**** Supplied data ****

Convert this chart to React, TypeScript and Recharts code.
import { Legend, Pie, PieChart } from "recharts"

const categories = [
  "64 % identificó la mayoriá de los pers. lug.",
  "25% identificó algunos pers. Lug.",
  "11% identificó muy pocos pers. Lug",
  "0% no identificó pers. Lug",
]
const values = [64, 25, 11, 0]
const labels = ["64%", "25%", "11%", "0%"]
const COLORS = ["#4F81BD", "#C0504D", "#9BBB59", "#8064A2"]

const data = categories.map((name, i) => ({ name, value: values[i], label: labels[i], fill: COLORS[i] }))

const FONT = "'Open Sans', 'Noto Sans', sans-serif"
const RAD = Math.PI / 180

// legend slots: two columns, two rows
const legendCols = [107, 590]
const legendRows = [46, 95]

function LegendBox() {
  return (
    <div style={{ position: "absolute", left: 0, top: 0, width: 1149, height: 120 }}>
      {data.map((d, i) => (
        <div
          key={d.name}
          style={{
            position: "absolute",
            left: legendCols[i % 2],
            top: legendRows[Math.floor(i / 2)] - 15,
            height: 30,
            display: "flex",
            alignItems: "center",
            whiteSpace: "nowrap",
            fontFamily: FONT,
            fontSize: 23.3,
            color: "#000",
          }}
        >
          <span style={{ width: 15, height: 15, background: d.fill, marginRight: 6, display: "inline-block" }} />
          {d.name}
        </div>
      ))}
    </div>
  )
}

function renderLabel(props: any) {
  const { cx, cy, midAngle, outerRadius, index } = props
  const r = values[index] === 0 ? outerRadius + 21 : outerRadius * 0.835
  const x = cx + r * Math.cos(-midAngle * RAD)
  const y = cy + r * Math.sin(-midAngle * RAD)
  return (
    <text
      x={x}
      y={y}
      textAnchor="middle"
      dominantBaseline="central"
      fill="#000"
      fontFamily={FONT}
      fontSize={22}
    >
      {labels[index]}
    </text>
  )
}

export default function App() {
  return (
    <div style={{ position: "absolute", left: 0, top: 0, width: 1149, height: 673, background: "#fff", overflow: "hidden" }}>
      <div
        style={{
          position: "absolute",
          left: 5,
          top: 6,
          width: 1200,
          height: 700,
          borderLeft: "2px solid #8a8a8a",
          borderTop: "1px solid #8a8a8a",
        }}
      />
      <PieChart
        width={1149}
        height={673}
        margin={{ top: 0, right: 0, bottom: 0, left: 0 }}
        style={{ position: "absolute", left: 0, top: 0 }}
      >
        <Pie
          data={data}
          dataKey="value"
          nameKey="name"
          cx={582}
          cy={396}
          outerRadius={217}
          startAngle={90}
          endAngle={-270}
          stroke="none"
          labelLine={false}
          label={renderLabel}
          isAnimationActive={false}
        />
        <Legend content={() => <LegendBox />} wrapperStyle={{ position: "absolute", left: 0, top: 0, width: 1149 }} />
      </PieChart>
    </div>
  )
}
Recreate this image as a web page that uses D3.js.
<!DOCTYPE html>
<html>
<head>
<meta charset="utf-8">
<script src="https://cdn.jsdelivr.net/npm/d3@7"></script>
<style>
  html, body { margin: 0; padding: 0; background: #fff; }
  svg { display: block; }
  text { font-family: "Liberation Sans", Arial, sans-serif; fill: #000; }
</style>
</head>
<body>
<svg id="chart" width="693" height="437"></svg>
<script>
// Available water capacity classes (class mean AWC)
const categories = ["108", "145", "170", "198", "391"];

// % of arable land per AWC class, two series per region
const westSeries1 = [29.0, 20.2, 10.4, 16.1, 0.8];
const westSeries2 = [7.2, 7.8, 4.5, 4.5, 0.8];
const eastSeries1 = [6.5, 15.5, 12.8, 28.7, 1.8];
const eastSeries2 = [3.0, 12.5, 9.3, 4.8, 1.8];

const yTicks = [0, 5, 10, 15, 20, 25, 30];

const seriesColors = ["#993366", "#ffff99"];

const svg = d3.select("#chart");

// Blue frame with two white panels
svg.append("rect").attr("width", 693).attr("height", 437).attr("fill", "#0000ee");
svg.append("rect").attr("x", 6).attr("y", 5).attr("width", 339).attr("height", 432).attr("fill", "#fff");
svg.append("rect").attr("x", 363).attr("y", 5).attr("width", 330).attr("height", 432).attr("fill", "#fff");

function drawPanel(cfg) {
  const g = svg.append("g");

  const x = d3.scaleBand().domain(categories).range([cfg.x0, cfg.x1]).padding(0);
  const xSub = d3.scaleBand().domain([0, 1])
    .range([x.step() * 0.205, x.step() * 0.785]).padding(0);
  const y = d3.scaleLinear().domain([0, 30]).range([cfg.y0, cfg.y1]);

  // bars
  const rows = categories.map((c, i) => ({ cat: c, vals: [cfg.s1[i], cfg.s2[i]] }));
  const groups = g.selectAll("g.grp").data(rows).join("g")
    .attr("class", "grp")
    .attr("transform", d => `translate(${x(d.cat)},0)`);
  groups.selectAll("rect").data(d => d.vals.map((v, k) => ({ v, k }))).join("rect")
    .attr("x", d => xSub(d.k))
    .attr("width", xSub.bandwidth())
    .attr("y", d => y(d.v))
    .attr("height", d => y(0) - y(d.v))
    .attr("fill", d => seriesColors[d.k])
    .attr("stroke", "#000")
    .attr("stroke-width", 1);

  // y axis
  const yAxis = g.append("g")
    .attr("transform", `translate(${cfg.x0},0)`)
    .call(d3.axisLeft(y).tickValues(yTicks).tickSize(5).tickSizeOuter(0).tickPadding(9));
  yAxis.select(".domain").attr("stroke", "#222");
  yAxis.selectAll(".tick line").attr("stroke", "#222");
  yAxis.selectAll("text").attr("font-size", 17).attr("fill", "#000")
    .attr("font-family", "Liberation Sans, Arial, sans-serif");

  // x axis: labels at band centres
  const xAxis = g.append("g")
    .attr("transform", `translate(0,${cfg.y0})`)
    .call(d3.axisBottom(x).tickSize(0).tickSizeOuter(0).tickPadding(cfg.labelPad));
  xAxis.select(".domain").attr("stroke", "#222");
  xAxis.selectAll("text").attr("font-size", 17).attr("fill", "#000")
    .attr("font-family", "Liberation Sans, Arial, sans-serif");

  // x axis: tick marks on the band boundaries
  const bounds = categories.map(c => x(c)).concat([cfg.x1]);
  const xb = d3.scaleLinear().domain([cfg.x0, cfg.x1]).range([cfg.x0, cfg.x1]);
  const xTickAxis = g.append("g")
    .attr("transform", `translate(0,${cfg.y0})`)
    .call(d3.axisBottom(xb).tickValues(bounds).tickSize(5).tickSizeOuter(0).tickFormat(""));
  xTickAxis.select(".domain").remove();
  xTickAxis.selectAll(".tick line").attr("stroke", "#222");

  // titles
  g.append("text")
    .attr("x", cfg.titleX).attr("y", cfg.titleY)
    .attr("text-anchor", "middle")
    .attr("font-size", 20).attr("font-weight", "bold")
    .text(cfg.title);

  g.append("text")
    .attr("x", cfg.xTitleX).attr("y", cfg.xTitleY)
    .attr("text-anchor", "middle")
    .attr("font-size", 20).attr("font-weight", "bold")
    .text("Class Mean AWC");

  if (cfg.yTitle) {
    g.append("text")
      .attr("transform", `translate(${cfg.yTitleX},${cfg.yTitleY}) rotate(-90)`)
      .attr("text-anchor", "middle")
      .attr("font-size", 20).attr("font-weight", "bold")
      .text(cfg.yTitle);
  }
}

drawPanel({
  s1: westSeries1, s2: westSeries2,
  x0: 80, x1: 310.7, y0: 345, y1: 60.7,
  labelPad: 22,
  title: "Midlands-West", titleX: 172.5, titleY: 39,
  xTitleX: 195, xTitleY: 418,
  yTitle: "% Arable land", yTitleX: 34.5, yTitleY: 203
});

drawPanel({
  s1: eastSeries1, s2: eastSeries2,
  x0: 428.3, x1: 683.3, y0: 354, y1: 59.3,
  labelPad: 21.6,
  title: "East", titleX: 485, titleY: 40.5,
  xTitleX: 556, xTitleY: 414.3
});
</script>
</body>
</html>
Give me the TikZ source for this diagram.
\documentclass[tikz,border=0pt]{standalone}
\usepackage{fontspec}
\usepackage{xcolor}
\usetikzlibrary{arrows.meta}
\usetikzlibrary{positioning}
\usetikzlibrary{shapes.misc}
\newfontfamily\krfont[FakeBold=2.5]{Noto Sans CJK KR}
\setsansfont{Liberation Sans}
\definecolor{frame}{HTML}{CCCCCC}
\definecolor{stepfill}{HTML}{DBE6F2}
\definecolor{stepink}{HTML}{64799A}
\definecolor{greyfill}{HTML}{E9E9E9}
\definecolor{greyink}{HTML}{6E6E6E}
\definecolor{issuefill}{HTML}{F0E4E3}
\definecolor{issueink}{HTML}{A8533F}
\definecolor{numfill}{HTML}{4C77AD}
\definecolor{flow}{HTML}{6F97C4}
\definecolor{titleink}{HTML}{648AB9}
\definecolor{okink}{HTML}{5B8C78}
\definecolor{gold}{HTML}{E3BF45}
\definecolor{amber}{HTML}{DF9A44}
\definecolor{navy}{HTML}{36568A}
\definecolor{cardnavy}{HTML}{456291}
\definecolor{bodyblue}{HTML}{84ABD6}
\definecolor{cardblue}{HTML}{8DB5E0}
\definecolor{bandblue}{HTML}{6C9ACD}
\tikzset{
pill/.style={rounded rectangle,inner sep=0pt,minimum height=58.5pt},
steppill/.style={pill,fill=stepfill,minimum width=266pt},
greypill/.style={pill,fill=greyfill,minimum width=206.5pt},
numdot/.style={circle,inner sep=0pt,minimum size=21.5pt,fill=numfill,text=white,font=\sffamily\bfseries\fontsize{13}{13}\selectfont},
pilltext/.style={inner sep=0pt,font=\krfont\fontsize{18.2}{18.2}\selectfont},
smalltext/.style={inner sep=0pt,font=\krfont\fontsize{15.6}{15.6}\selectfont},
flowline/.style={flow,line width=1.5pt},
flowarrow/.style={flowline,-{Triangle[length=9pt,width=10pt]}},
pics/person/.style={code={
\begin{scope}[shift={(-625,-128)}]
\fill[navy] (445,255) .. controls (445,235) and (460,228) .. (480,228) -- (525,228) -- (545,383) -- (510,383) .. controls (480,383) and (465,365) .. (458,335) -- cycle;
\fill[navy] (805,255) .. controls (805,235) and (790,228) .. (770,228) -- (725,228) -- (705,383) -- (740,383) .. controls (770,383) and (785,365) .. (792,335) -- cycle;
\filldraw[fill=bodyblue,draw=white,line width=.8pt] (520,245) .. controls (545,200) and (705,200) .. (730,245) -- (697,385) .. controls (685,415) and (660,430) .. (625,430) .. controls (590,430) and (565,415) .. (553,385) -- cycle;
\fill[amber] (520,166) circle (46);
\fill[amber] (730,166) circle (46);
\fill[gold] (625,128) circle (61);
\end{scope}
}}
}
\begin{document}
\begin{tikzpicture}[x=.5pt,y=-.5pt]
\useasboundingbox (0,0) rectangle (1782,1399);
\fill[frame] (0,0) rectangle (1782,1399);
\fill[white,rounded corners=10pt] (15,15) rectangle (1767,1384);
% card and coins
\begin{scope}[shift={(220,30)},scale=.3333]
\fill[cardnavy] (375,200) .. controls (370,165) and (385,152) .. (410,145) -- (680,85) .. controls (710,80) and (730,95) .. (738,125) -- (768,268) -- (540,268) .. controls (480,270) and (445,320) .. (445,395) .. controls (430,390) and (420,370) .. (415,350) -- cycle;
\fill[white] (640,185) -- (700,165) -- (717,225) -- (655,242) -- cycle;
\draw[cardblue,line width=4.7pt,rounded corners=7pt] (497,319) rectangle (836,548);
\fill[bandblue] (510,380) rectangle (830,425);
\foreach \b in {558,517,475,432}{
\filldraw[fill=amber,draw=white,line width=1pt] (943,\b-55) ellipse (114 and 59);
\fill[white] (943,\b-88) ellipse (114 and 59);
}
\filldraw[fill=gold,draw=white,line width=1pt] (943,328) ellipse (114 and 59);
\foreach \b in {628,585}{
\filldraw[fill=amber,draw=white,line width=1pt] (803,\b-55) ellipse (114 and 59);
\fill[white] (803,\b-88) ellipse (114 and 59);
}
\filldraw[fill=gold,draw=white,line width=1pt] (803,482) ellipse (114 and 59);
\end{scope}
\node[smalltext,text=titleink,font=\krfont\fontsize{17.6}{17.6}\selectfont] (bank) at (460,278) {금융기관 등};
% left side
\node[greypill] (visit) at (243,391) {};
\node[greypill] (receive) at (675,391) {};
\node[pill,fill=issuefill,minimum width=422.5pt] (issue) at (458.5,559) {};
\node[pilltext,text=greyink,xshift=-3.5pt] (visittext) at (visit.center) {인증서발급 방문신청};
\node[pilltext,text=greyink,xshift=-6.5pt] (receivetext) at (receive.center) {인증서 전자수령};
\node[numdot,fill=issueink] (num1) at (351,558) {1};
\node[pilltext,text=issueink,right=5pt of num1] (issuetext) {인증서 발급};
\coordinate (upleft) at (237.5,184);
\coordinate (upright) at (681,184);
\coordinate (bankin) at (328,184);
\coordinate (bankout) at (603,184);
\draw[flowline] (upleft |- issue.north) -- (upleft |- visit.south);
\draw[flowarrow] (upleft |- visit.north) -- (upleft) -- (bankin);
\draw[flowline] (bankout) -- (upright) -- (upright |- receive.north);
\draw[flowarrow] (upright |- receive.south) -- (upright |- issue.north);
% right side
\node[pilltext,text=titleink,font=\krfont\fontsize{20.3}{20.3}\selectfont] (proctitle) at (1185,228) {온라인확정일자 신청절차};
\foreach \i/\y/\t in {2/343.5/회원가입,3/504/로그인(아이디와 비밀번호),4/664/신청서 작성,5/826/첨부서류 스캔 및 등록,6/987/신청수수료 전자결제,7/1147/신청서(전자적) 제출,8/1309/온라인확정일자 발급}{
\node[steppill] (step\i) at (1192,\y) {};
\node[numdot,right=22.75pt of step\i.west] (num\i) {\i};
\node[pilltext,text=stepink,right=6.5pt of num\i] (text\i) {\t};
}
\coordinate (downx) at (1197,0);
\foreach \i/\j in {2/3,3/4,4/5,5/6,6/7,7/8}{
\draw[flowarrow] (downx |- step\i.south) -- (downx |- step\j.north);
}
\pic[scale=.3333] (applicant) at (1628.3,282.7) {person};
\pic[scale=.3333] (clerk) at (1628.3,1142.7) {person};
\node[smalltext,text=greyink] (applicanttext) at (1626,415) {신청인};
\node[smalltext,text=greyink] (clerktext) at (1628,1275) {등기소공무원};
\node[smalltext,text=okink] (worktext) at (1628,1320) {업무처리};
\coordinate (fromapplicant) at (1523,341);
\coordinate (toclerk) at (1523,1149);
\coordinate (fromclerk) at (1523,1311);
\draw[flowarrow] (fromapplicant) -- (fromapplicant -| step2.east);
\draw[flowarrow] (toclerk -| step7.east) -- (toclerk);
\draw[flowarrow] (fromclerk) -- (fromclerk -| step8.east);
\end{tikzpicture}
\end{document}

****

# What to work on:
Quote every line from the beginning of the entries up to and including the line that contains "const legendRows = [46, 95]".

# Task output:
Convert this chart to React, TypeScript and Recharts code.
import { Legend, Pie, PieChart } from "recharts"

const categories = [
  "64 % identificó la mayoriá de los pers. lug.",
  "25% identificó algunos pers. Lug.",
  "11% identificó muy pocos pers. Lug",
  "0% no identificó pers. Lug",
]
const values = [64, 25, 11, 0]
const labels = ["64%", "25%", "11%", "0%"]
const COLORS = ["#4F81BD", "#C0504D", "#9BBB59", "#8064A2"]

const data = categories.map((name, i) => ({ name, value: values[i], label: labels[i], fill: COLORS[i] }))

const FONT = "'Open Sans', 'Noto Sans', sans-serif"
const RAD = Math.PI / 180

// legend slots: two columns, two rows
const legendCols = [107, 590]
const legendRows = [46, 95]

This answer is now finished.